Qi Baishi（1864 – 1957, An Assemblage of Fruits. Ink and Colour on Paper, signed BAISHI, inscribed, and with four seals of the artist; ink and colour on paper, hanging scroll, set of four, each 68 by 33.5 cm. 26 ¾ by 13 1/8 in. (4) Estimate on request. Photo Sotheby's
Qi Baishi’s four-panel paintings were mostly created in the 1920s and 1930s. Judging by its painting style and inscription, An Assemblage of Fruits was executed in the late 1930s or early 1940s. Featured in the work are four panels, each depicting a particular type of fruit, including lychees, grapes, cherries and loquats. Each panel portrays a basket of fruits and is adorned with the image of a tree branch, replete with leaves and fruits similar to those in the basket. Instead of appearing identical, all these depictions complement each other, demonstrating Qi’s meticulous visual judgment. Alternated between the images of lychees and cherries in seductive red tones on both ends, are the golden-yellow depictions of loquats and the purplish-green portrayals of grapes. The contrasts and vibrant relationship between colour and ink are reinforced with the varying degrees of force and speed by which the artist implements his brushstrokes.
Gao Qifeng (1889 – 1933), Roaring Lion, signed QIFENG GAO WENG, dated 1927, inscribed, and with two seals of the artist. Annotation by Ye Gongchuo, ink and colour on paper, hanging scroll; 169.7 by 61 cm. 66¾ by 24 in. Est. HK$1.8 – 2.5 million / US$230,000 – 320,000. Photo Sotheby's
In 1926, Gao Qifeng’s painting of a male lion, which epitomises the revolutionary spirit of his times, was selected for the collection of the Sun Yat-Sen Memorial Hall. At the request of his students, Gao repainted the subject in the following year, resulting in this work. Executed in 1927, Roaring Lion is monumental in scale, focusing on a robust lion which occupies more than half of the scroll. Ferocious in appearance, the lion is an awesome sight to behold, its teeth exposed in a growl, its eyes iridescent and its giant paws lifted in a pounce. The creature looks ready to leap down from a boulder, with a striking force too mighty to resist. Every part of the lion, from its menacing look to the tiniest detail of its physique, such as the fur, sharp paws and its intense glare, are delicately portrayed, either with fine brushwork or colour washes, to a life-like effect.
In 1939, during the Second Sino-Japanese War, Gao’s student Zhang Kunyi left for the United States bringing with her a fine selection of the artist’s work to save them from the Japanese troops.
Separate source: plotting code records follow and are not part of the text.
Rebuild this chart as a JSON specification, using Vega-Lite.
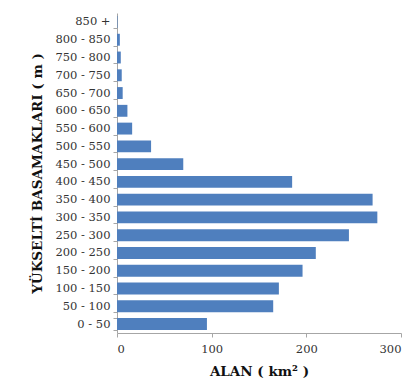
{
  "$schema": "https://vega.github.io/schema/vega-lite/v6.json",
  "autosize": "none",
  "width": 284,
  "height": 320,
  "padding": {"left": 117, "top": 13, "right": 8, "bottom": 54},
  "background": "white",
  "config": {
    "view": {"stroke": null},
    "font": "DejaVu Serif",
    "axis": {"grid": false, "domainColor": "#a6a6a6", "tickColor": "#a6a6a6", "labelColor": "#333333", "titleColor": "#111111", "labelFont": "DejaVu Serif", "titleFont": "DejaVu Serif"}
  },
  "data": {
    "values": [
      {"band": "0 - 50", "area": 95},
      {"band": "50 - 100", "area": 165},
      {"band": "100 - 150", "area": 171},
      {"band": "150 - 200", "area": 196},
      {"band": "200 - 250", "area": 210},
      {"band": "250 - 300", "area": 245},
      {"band": "300 - 350", "area": 275},
      {"band": "350 - 400", "area": 270},
      {"band": "400 - 450", "area": 185},
      {"band": "450 - 500", "area": 70},
      {"band": "500 - 550", "area": 36},
      {"band": "550 - 600", "area": 16},
      {"band": "600 - 650", "area": 11},
      {"band": "650 - 700", "area": 6},
      {"band": "700 - 750", "area": 5},
      {"band": "750 - 800", "area": 4},
      {"band": "800 - 850", "area": 3},
      {"band": "850 +", "area": 0.5}
    ]
  },
  "mark": {"type": "bar", "color": "#4F7FBE"},
  "encoding": {
    "y": {
      "field": "band", "type": "nominal", "sort": null,
      "scale": {"reverse": true, "paddingInner": 0.33, "paddingOuter": 0.17},
      "axis": {
        "title": "YÜKSELTİ BASAMAKLARI ( m )",
        "titleFontSize": 13.5, "titleFontWeight": "bold", "titlePadding": 10,
        "labelFontSize": 11.5, "labelPadding": 3,
        "tickBand": "extent", "tickSize": 4
      }
    },
    "x": {
      "field": "area", "type": "quantitative",
      "scale": {"domain": [0, 300], "nice": false},
      "axis": {
        "title": "ALAN ( km² )", "values": [0, 100, 200, 300],
        "titleFontSize": 13.5, "titleFontWeight": "bold", "titlePadding": 10,
        "labelFontSize": 11.5, "labelPadding": 6, "tickSize": 4
      }
    }
  }
}
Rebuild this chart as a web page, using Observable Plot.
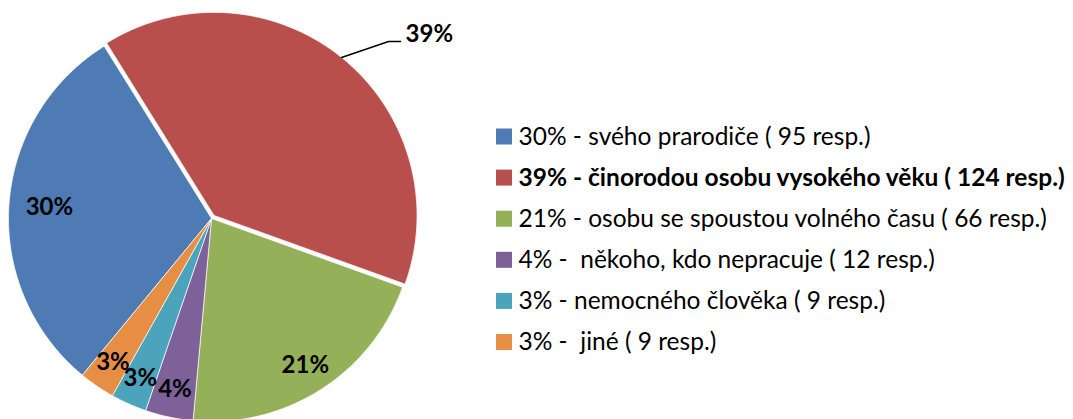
<!DOCTYPE html>
<html>
<head>
<meta charset="utf-8">
<script src="https://cdn.jsdelivr.net/npm/d3@7"></script>
<script src="https://cdn.jsdelivr.net/npm/@observablehq/plot@0.6"></script>
<style>
  html, body { margin: 0; padding: 0; background: #fff; }
  #chart { width: 1073px; height: 419px; }
</style>
</head>
<body>
<div id="chart"></div>
<script>
// ---- data ----
const categories = [
  "svého prarodiče",
  "činorodou osobu vysokého věku",
  "osobu se spoustou volného času",
  " někoho, kdo nepracuje",
  "nemocného člověka",
  " jiné"
];
const respondents = [95, 124, 66, 12, 9, 9];
const percentLabels = ["30%", "39%", "21%", "4%", "3%", "3%"];
const colors = ["#4E7BB4", "#B84F4C", "#94B059", "#7E6199", "#4BA3BC", "#E68F44"];
const highlighted = 1; // bold legend row / exploded slice

// ---- layout ----
const W = 1073, H = 419;
const cx = 211, cy = 218, R = 203;
const startAngleDeg = 219.5;     // angle of first slice (clockwise from 12 o'clock)
const explode = 4;
const font = "Lato, 'Open Sans', sans-serif";

const pie = d3.pie().sort(null).value(d => d)
  .startAngle(startAngleDeg * Math.PI / 180)
  .endAngle(startAngleDeg * Math.PI / 180 + 2 * Math.PI);
const arcs = pie(respondents);

const pt = (a, r, ox = 0, oy = 0) => ({x: cx + ox + r * Math.sin(a), y: cy + oy - r * Math.cos(a)});

const slices = arcs.map((a, i) => {
  const mid = (a.startAngle + a.endAngle) / 2;
  const off = i === highlighted ? explode : 0;
  const ox = off * Math.sin(mid), oy = -off * Math.cos(mid);
  const pts = [pt(0, 0, ox, oy)];
  const n = Math.max(4, Math.ceil((a.endAngle - a.startAngle) / 0.01));
  for (let k = 0; k <= n; k++) {
    const t = a.startAngle + (a.endAngle - a.startAngle) * k / n;
    pts.push(pt(t, R, ox, oy));
  }
  pts.push(pt(0, 0, ox, oy));
  return {i, mid, ox, oy, pts};
});

// data labels inside slices
const inside = slices.filter(s => s.i !== highlighted).map(s => {
  const frac = s.i === 0 ? 0.80 : 0.86;
  const p = pt(s.mid, R * frac, s.ox, s.oy);
  return {...p, label: percentLabels[s.i]};
});

// outside label with leader for highlighted slice
const hs = slices[highlighted];
const edge = pt(hs.mid, R, hs.ox, hs.oy);
const elbow = {x: edge.x + 47, y: edge.y - 16};
const tail = {x: elbow.x + 12, y: elbow.y};
const outsideLabel = [{x: tail.x + 5, y: tail.y - 7, label: percentLabels[highlighted]}];

// legend
const legendX = 496, legendY0 = 136.5, legendStep = 41.1, sw = 16;
const legend = categories.map((c, i) => ({
  i,
  y: legendY0 + i * legendStep,
  text: `${percentLabels[i]} - ${c} ( ${respondents[i]} resp.)`,
  color: colors[i]
}));

const marks = [
  ...slices.map(s => Plot.line(s.pts, {
    x: "x", y: "y", fill: colors[s.i], stroke: "white", strokeWidth: 0.7, curve: "linear"
  })),
  Plot.text(inside, {x: "x", y: "y", text: "label", fontSize: 24, fontWeight: "bold", fill: "#000", fontFamily: font}),
  Plot.line([edge, elbow, tail], {x: "x", y: "y", stroke: "#000", strokeWidth: 1.5}),
  Plot.text(outsideLabel, {x: "x", y: "y", text: "label", textAnchor: "start", fontSize: 24, fontWeight: "bold", fill: "#000", fontFamily: font}),
  Plot.rect(legend, {x1: legendX, x2: legendX + sw, y1: d => d.y - sw / 2, y2: d => d.y + sw / 2, fill: "color"}),
  Plot.text(legend.filter(d => d.i !== highlighted), {x: legendX + sw + 6, y: "y", text: "text", textAnchor: "start", fontSize: 24.5, fill: "#000", fontFamily: font}),
  Plot.text(legend.filter(d => d.i === highlighted), {x: legendX + sw + 6, y: "y", text: "text", textAnchor: "start", fontSize: 24.5, fontWeight: "bold", fill: "#000", fontFamily: font})
];

const chart = Plot.plot({
  width: W, height: H,
  margin: 0,
  x: {domain: [0, W], range: [0, W], axis: null},
  y: {domain: [0, H], range: [0, H], axis: null},
  style: {background: "white", overflow: "visible"},
  marks
});
document.getElementById("chart").append(chart);
</script>
</body>
</html>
The collection included some of the most representative works from the Lingnan School of Painting and the present work tops them all in artistic significance.
Xu Beihong, Horse, signed BEIHONG, dated 1948, and inscribed. Signed again in 1950, with a dedication, and a total of three seals of the artist. Titleslip by the artist; ink and colour on paper, framed; 109 by 53.5 cm. 42 7/8 by 20 7/8 in. From a European Private Collection. Est. HK$3.5 – 4.5 million / US$449,000 – 577,000. Photo Sotheby's
Horse was executed in 1948, but it was only two years later that Xu Beihong added the recipient’s name and a greeting atop the painting, when it was intended as a gift for the renowned Czech sinologist Jaroslava Průška. Průška studied in China during the 1930s and devoted the second half of his life to education and sinology research. Extremely knowledgeable in his field, he commanded high respect in the Czechoslovak academic circle. Xu Beihong befriended Průška in March 1949, when the artist travelled to Prague as part of the Chinese delegation to attend the first World Peace Conference where Průška worked as the interpreter. In the following year, Průška visited China as a member of a Czech cultural delegation. As president of the Central Academy of Fine Arts and chairman of the China Artists Association, Xu was the official host to the delegation and this painting was gifted to his erstwhile friend during the exchange.